Gökteki Krallığın Müjdecilerinden Haberler
Eski Bir Muhalif Hakikati Öğreniyor
MEDYADA Liberya’daki iç savaşla ilgili birçok haber çıktı. On binlerce kişi yaşamını yitirdi ve çok daha fazla insan göçe zorlandı. Bütün bu zorluklara rağmen aşağıdaki tecrübenin de gösterdiği gibi, dürüst yürekli insanlar hakikati istekle kabul etmeye devam etti.
James on yaşından itibaren Lutherci Kilise eğitimi almıştı. Bir kilise gazetesinin editörü olduktan sonra, konumunu Yehova’nın Şahitlerine karşı yazılar yazmak için kullandı. Aslında daha önce tek bir Şahitle bile karşılaşmamıştı.
Zaman içinde James kilise gazetesinden ayrıldı ve başarılı bir motel sahibi oldu. Bir gün motelinin resepsiyon kısmında otururken iyi giyimli iki hemşire onu ziyaret etti. Derli toplu giysilerini görünce onları içeri davet etti. Fakat ziyaretlerinin amacını açıkladıkları zaman “sohbet edemeyecek kadar meşgulüm” dedi. Şahitler dergilerimize abonelik teklif edince sırf onları başından savmak için bunu kabul etti. Dergiler 12 ay boyunca evine geldi, fakat o zarflarını bile açmadan onları plastik bir çantaya koyuyordu.
Ülkede bir iç savaş tırmanıyordu, bu nedenle James ilk saldırı işaretini görür görmez kaçmak amacıyla para ve değerli eşyalarla dolu bir çanta hazırladı. Bir sabah arka kapısının dışında bir el bombası patladı; James panik içinde çantasını kapıp canını kurtarmak için koştu. Aynı şekilde kaçmakta olan binlerce sivile katıldı, fakat birkaç kontrol noktasından geçmeliydi. Buralarda masum siviller soyuluyor ve ortada hiçbir neden yokken öldürülüyordu.
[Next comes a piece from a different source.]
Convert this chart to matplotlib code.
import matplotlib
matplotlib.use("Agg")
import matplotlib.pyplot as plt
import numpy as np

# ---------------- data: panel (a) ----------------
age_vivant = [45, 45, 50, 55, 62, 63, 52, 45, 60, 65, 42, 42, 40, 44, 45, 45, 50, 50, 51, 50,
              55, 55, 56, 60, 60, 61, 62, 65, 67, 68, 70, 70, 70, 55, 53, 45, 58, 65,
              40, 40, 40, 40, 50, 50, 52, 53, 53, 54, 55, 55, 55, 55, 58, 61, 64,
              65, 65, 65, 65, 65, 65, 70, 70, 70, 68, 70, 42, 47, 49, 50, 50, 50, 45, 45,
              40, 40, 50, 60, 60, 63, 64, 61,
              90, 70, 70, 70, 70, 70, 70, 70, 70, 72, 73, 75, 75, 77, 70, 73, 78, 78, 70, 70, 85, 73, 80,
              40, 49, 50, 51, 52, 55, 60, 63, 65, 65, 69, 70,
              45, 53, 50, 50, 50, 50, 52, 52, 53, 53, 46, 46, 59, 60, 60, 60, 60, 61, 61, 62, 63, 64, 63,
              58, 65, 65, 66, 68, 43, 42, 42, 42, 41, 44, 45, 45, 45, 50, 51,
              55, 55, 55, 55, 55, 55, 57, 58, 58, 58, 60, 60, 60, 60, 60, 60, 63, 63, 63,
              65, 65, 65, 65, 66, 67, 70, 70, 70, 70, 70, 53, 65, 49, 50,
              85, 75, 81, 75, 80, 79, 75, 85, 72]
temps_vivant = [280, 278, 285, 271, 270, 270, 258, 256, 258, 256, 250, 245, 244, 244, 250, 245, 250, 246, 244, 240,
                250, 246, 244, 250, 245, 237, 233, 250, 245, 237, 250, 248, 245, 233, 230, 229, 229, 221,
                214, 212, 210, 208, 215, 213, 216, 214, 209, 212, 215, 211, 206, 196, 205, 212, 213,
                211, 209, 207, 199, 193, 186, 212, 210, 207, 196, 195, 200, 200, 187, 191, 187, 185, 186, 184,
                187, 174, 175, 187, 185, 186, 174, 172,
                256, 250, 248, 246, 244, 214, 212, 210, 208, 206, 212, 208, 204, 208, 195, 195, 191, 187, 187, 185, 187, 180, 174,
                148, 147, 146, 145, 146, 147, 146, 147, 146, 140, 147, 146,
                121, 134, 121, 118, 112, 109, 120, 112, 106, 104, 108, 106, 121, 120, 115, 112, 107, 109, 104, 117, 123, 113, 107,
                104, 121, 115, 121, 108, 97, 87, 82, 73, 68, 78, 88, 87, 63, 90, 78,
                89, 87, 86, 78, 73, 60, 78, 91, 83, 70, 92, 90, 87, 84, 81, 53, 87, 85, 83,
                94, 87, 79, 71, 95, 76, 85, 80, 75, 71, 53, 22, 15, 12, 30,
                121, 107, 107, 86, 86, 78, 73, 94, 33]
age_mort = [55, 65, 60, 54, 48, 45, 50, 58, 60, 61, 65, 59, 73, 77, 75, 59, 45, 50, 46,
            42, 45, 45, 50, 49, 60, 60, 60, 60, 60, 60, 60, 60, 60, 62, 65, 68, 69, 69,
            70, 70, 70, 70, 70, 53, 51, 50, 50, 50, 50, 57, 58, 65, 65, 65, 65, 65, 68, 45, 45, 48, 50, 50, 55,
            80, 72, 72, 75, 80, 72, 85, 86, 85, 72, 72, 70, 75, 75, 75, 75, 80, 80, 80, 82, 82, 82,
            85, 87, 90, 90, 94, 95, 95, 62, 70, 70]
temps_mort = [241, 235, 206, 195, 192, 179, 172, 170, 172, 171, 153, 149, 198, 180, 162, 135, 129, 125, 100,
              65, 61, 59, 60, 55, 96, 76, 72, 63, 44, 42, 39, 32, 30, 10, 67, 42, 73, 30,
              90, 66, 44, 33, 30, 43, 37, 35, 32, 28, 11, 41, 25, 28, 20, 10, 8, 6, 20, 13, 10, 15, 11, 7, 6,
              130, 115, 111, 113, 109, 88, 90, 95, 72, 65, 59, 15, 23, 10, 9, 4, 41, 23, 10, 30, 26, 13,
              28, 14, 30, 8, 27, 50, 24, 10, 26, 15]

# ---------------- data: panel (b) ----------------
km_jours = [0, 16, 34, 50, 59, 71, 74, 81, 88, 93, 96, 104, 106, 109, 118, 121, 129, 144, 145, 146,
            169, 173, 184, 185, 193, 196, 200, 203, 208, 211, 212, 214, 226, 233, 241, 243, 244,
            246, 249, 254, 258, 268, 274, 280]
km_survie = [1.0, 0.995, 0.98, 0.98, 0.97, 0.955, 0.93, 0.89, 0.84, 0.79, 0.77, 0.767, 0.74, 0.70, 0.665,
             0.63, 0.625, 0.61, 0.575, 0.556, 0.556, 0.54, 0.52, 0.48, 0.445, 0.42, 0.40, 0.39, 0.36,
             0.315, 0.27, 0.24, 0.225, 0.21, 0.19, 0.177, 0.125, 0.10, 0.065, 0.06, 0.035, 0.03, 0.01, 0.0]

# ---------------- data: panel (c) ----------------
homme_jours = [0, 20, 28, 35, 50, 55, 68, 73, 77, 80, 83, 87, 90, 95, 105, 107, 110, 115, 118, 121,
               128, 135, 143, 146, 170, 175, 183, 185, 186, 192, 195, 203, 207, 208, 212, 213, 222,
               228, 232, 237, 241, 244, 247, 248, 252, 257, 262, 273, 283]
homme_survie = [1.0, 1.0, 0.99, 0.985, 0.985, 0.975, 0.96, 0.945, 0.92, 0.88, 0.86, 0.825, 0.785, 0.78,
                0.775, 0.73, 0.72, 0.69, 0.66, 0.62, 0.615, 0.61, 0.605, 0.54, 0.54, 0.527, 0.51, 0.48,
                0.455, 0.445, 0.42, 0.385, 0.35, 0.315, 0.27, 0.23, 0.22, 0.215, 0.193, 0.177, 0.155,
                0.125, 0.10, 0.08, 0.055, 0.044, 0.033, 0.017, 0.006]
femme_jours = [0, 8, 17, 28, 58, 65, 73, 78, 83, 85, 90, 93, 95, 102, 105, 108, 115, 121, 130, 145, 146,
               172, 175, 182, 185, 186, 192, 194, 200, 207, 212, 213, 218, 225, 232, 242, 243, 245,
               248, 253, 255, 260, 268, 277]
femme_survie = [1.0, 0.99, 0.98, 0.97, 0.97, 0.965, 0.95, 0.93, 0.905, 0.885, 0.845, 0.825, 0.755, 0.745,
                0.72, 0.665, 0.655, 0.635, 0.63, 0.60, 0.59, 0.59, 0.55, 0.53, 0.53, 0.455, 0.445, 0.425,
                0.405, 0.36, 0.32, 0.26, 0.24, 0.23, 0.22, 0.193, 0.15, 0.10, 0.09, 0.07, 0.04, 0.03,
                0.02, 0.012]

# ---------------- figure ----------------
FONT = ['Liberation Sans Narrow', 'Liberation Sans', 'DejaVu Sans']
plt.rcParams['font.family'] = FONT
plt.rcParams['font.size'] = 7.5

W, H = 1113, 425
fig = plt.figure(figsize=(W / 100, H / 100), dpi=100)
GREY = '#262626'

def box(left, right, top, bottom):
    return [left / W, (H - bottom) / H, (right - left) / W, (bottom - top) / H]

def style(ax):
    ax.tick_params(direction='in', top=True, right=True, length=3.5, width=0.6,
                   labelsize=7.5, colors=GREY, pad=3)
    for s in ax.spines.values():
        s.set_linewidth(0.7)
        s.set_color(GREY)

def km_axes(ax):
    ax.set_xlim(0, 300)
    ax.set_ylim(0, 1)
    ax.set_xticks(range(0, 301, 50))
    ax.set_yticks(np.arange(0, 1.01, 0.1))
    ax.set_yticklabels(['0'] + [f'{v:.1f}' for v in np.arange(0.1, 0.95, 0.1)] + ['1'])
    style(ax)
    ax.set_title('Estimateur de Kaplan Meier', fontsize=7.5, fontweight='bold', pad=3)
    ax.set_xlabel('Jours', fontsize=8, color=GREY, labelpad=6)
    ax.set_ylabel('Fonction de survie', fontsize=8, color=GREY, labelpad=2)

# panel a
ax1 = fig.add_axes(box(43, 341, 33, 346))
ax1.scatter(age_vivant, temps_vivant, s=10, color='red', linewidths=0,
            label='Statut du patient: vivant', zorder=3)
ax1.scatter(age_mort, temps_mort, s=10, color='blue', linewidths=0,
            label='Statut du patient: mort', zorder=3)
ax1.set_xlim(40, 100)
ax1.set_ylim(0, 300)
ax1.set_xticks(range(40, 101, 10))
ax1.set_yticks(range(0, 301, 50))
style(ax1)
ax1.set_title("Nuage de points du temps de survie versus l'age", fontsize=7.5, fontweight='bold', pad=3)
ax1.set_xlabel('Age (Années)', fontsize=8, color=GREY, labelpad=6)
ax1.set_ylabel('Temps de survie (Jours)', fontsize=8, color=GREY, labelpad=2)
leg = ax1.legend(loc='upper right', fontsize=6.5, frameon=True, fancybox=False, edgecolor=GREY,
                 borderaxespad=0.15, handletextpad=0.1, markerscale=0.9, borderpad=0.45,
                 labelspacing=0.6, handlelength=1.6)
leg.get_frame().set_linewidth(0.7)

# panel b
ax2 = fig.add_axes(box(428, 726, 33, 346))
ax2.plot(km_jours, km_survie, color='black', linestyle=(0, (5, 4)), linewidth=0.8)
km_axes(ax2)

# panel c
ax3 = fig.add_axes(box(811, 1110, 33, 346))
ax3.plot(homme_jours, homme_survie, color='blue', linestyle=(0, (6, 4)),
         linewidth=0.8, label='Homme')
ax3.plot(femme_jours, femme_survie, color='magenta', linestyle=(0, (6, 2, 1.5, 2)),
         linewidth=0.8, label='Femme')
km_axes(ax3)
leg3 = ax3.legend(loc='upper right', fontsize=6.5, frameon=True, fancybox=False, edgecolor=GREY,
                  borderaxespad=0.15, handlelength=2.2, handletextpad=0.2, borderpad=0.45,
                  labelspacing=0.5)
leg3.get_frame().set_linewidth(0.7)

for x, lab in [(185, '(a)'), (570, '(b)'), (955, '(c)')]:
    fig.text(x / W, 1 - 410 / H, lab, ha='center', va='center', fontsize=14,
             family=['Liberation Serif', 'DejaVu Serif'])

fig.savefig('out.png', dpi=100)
İlk kontrol noktasında James’e birkaç soru soruldu ve çantasını açması söylendi. Açtığında, çantasına baktı ve gözlerine inanamadı. Aldığı çantanın, değerli eşyalarının bulunduğu çanta olmadığını gördüğünde şoke oldu. O panikle, içinde açılmamış dergilerin bulunduğu çantayı yanına almıştı. Bununla birlikte asker dergileri görüp üzerinde onun ismini okuyunca şöyle dedi: “Haa, sen Yehova’nın Şahitlerinden birisin. Biz sizin gibi insanları aramıyoruz, sizin yalan söylemediğinizi zaten biliyoruz.” Çantadan birkaç tane dergi aldıktan sonra James’e geçmesini söyledi.
Dokuz farklı kontrol noktasında da aynı şey oldu; bütün komutanlar James’in Yehova’nın Şahidi olduğunu sandı ve zarar görmeden geçmesine izin verdiler. James artık yanına değerli eşyalarını almadığına seviniyordu, çünkü belli ki, böyle yapsaydı eşyaları yüzünden öldürülecekti.
Nihayet sonuncu ve en korkulan kontrol noktasına geldiğinde, etraftaki cesetlere dehşet içinde baktı. Büyük bir korkuyla Yehova’ya adıyla yakardı. Tanrı’ya dua ederek, eğer bu ölüm bölgesinden kurtulmasına yardım ederse ömrünün geri kalanında O’na hizmet edeceğini söyledi.
James çantasını askerlere gösterdi ve onlar yine “Biz sizin gibi insanları aramıyoruz” dediler. Ona dönerek eklediler: “Kardeşlerinden biri bu tepenin aşağısında yaşıyor. Git, onu bul.” O sırada James’in, Yehova’nın Şahitleriyle ilgili düşüncesi tamamen değişmişti. Hemen biraderle bağlantıya geçti; You Can Live Forever in Paradise on Eartha kitabından bir Mukaddes Kitap tetkiki düzenlemesi yapıldı.
Birkaç gün sonra bir saldırı yüzünden bölgeden kaçmak zorunda kaldı. James bu kez sadece Live Forever kitabını kaptığı gibi ormana kaçtı. Şahitlerden ayrı kaldığı 11 ay boyunca kitabı baştan sona beş kere inceledi. Nihayet şehre geri dönme olanağı bulduğunda Şahitlerle yaptığı Mukaddes Kitap tetkikine devam etti ve hızla ilerledi. Kısa süre sonra vaftiz edildi ve şimdi ruhi kardeşleriyle birlikte sadık şekilde hizmet ediyor.
[Dipnot]
a Yehova’nın Şahitleri tarafından yayımlanmıştır.